Anche Greg Lake, bassista, chitarrista ma soprattutto cantante dalla voce veramente bellissima, sempre ricca di suono e omogenea in tutta la sua morbida e calda tessitura, ci ha lasciati.
Grazie al suo raffinato stile musicale, sempre misurato e controllato, ha rappresentato quel perfetto contrappeso necessario a dare il giusto equilibrio alla musica espressa dal suo gruppo: gli stratosferici, spesso “esuberanti e smisurati”, Emerson, Lake & Palmer.
Uno dei più celebri “super gruppi” musicali degli anni 70 espressione del cosiddetto rock progressivo (sinceramente mi è sempre sfuggito il senso e la logica di tale definizione).
Per comprendere forse meglio il valore di questo meraviglioso musicista credo si importante ricordare chi fossero e cosa rappresentassero in quegli anni tali “super gruppi”; sicuramente furono importantissimi, se non altro perché intere generazioni di giovani si appassionarono alla musica in virtù dell’amore condiviso per essi e per provare ad emulare le “gesta” dei loro protagonisti.
Sopratutto grazie a loro infatti la musica, nel contesto sociale in cui vivevano, era da tutti i ragazzi diffusamente percepita come qualcosa di bello ed importante; moltissimi, proprio in virtù di quella forza e determinazione che solo la gioia generata ed alimentata dalla concreta condivisione di una coltivata passione dona ai ragazzi, scelsero di avvicinarsi alla musica e di affrontare la complessità di lunghi e seri studi musicali.
Perché sia chiaro, si trattava di un amore vero… nulla a che vedere con l’idiota e superficiale idolatria di ragazzi vittime di apparenza e superficialità; era un sentimento profondo, scaturito dal consapevole rispetto verso tanti geniali musicisti (alcuni “geni” lo erano più di quanto se ne avesse allora consapevolezza) e dall’ammirazione per stupefacenti “capolavori” che erano spesso
Illuminati da “gesta musicali” frutto di un notevole virtuosismo strumentale; un virtuosismo che si nutriva di reale cultura musicale, espressa attraverso brani formalmente ben costruiti e a volte anche molto articolati e complessi, ricchi di ricercati percorsi armonici e abbaglianti arrangiamenti che si sviluppavano fino a divenire vere e proprie “orchestrazioni” (alcuni richiedevano ascolti attenti e prolungati per decine di minuti).
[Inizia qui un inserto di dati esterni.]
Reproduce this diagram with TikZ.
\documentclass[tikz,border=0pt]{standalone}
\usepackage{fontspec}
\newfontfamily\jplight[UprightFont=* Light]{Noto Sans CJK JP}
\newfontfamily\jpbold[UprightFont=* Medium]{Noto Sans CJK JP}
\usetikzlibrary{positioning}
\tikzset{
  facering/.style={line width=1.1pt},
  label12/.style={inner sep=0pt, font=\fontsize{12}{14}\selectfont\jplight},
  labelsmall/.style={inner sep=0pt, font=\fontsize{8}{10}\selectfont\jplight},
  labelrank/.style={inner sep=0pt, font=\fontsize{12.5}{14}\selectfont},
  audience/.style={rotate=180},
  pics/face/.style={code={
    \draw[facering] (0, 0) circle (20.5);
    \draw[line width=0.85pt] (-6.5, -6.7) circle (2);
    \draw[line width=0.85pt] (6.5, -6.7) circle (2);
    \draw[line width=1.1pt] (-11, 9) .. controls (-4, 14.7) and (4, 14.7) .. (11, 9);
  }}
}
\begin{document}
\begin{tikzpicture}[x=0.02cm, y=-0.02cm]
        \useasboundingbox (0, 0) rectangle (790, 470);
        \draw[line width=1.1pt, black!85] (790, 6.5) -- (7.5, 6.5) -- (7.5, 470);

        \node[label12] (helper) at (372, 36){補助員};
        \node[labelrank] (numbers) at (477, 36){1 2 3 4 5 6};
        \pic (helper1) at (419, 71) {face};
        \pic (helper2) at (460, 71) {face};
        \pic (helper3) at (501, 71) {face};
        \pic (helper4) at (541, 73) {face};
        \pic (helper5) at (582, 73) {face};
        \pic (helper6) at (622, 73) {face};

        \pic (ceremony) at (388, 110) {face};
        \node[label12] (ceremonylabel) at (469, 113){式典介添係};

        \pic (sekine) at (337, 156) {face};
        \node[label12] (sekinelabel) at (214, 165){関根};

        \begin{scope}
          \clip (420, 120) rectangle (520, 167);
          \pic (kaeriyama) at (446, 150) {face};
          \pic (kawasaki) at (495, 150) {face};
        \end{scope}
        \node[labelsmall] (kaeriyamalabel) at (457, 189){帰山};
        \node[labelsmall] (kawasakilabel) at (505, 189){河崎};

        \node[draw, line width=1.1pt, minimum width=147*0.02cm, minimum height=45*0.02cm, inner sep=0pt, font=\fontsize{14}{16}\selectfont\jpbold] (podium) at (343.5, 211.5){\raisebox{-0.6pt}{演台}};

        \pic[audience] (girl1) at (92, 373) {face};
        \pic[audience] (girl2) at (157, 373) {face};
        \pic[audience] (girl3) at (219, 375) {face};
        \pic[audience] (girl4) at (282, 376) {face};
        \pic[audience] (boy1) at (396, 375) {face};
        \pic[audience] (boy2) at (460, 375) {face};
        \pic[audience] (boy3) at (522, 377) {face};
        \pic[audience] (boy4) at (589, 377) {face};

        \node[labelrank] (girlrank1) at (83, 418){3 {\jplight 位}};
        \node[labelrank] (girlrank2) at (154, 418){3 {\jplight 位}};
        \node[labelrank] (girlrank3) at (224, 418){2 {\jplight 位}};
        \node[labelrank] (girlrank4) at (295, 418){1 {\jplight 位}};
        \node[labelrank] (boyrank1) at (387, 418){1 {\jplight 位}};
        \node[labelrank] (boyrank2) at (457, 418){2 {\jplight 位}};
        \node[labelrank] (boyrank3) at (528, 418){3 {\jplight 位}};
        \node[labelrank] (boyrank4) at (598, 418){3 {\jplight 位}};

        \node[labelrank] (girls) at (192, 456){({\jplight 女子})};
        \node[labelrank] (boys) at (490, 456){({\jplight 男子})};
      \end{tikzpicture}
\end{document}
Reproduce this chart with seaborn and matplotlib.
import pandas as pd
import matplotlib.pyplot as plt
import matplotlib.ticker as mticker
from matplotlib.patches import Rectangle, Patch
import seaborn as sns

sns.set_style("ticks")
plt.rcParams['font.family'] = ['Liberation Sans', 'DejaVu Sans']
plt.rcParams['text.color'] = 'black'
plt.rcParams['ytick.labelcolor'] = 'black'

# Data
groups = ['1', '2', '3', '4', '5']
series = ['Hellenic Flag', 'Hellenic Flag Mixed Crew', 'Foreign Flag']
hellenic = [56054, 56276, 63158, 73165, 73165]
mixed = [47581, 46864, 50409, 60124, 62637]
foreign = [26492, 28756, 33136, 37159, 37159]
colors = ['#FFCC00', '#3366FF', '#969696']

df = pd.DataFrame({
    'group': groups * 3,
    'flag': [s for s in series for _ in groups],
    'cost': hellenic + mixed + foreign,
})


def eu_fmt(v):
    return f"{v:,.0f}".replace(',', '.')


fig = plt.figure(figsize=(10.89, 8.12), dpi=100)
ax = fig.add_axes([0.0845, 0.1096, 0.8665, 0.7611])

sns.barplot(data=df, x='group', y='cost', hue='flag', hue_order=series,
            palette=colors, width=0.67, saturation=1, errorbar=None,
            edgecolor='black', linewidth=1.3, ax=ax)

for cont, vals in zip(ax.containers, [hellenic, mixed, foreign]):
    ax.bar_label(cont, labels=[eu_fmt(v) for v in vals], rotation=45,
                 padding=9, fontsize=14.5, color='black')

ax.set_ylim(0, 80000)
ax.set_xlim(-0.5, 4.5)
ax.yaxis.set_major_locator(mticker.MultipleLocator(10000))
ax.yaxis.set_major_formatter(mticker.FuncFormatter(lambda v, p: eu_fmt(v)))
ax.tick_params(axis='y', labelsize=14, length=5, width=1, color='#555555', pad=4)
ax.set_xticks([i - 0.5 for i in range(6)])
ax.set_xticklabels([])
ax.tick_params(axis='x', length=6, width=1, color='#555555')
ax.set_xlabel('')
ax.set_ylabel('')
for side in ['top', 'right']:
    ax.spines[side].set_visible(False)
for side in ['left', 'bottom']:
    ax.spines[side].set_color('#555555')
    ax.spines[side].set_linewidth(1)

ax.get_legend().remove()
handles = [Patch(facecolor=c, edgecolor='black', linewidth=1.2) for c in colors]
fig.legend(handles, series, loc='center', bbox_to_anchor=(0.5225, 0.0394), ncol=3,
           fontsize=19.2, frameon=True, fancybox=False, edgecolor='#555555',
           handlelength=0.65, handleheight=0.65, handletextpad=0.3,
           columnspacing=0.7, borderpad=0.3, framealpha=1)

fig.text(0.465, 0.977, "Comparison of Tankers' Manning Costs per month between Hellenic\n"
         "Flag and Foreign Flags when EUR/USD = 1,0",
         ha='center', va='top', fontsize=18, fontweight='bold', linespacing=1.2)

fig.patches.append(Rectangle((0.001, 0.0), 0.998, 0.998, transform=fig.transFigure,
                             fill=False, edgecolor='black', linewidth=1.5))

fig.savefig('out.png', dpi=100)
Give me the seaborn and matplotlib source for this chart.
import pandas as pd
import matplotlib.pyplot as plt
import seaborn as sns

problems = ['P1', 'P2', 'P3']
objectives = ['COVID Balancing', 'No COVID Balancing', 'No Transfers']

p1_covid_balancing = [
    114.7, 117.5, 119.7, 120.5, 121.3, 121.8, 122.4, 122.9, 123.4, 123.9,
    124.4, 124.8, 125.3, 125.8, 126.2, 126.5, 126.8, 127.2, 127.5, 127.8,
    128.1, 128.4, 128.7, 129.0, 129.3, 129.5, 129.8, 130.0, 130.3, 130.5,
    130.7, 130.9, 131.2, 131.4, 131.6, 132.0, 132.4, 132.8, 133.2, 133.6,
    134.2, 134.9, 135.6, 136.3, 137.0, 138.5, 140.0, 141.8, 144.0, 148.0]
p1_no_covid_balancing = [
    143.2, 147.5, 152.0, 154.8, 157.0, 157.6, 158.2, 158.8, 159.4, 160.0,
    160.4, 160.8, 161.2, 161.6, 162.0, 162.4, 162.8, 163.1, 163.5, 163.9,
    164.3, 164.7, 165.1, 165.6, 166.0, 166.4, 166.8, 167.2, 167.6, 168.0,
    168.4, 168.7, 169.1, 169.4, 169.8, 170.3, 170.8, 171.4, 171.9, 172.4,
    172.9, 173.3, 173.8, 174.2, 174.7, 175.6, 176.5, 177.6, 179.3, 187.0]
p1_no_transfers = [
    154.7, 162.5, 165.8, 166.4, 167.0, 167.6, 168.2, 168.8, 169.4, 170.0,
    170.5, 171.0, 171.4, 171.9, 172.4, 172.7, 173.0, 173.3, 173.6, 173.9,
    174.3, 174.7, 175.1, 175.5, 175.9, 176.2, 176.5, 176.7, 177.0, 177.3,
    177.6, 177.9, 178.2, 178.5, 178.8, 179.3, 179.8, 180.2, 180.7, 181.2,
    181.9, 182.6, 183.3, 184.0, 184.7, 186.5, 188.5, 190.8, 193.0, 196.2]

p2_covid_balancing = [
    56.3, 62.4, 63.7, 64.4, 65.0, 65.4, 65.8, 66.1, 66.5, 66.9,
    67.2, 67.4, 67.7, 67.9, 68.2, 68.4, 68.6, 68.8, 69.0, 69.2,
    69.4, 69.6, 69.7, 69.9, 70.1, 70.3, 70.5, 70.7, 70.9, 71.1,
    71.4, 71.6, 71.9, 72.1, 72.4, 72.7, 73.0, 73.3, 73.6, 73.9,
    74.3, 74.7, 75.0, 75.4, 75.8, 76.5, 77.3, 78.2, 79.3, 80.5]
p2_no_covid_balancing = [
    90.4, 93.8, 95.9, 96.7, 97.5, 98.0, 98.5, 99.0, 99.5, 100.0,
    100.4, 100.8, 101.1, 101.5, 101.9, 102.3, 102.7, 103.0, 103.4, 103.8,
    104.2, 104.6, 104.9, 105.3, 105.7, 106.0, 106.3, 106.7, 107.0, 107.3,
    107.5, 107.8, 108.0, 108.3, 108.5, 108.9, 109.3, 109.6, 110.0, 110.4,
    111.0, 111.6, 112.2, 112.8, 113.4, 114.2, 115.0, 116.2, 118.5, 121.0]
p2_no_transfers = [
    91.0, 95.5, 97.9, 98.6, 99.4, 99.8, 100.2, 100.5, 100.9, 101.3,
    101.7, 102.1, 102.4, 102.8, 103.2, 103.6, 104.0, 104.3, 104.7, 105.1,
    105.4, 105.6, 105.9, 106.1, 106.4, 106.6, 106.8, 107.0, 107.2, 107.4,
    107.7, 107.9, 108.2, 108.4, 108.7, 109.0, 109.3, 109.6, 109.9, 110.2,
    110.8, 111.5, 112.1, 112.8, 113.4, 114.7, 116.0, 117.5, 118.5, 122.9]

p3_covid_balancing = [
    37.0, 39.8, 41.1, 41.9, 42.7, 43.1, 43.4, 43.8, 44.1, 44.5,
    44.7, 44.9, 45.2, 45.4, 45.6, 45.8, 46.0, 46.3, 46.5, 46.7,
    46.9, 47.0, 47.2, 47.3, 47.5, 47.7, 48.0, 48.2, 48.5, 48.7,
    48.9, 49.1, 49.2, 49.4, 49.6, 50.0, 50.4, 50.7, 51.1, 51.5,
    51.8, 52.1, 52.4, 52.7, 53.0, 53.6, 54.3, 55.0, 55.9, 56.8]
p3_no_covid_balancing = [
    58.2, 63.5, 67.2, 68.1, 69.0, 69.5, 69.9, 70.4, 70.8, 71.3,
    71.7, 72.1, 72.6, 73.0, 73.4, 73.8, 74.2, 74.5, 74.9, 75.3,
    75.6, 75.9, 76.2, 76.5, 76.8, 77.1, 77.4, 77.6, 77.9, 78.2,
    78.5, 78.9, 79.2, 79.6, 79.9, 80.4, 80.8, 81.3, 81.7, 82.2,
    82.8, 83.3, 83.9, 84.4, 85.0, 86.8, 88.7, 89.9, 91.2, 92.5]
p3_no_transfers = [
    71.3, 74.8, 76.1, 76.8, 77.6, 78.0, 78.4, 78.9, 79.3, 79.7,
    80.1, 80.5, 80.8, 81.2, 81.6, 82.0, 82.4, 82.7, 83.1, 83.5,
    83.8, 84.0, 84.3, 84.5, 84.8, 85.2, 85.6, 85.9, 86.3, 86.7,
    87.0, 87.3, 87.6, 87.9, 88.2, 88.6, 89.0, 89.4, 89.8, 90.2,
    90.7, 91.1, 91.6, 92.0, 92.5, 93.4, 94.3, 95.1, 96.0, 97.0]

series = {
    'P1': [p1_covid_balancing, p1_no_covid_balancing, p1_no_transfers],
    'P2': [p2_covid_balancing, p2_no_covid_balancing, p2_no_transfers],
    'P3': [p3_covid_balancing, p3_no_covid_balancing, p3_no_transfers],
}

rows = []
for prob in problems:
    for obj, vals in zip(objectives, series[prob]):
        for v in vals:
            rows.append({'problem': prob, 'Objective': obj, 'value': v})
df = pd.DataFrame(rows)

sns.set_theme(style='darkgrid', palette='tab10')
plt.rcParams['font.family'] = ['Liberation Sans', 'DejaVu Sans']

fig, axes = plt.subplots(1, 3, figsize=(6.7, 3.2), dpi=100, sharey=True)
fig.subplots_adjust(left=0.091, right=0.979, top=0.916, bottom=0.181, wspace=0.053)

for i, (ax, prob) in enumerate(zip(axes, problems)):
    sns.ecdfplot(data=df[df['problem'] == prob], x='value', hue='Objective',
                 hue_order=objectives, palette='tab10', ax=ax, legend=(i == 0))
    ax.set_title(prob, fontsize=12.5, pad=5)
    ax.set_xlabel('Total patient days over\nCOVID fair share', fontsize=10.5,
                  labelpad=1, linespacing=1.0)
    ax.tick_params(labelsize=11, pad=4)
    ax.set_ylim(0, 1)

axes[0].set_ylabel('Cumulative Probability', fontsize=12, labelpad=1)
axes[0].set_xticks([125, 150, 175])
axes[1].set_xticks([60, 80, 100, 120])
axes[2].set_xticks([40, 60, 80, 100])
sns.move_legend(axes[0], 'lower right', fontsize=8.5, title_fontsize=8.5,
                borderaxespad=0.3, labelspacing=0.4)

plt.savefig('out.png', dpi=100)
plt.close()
Una parte di questi ragazzi (io stesso e molti miei amici di allora) sono divenuti musicisti di professione; persone che riascoltando quelli che erano gli “eroi” della loro adolescenza musicale,
Nel comprendere la fortuna che ebbero nel crescere e formarsi in quei “ricchissimi” anni, sono particolarmente consapevoli del “vuoto” che circonda i loro figli; troppo spesso costretti dall’onnipresente, irresistibile, desolante e sconfinata virtualità a condividere il più sterile “nulla”.
Erano questi gli anni in cui la meravigliosa voce di Greg Lake riempiva gli stadi stracolmi di ragazzi che, liberi dall’ossessione di alimentare costantemente la memoria dei propri cellulari con un’infinità di inutili ricordi, registravano con il cuore e per sempre le emozioni di una musica e di una vita vissuta che avrebbero ricordato per sempre, come una meravigliosa ricchezza.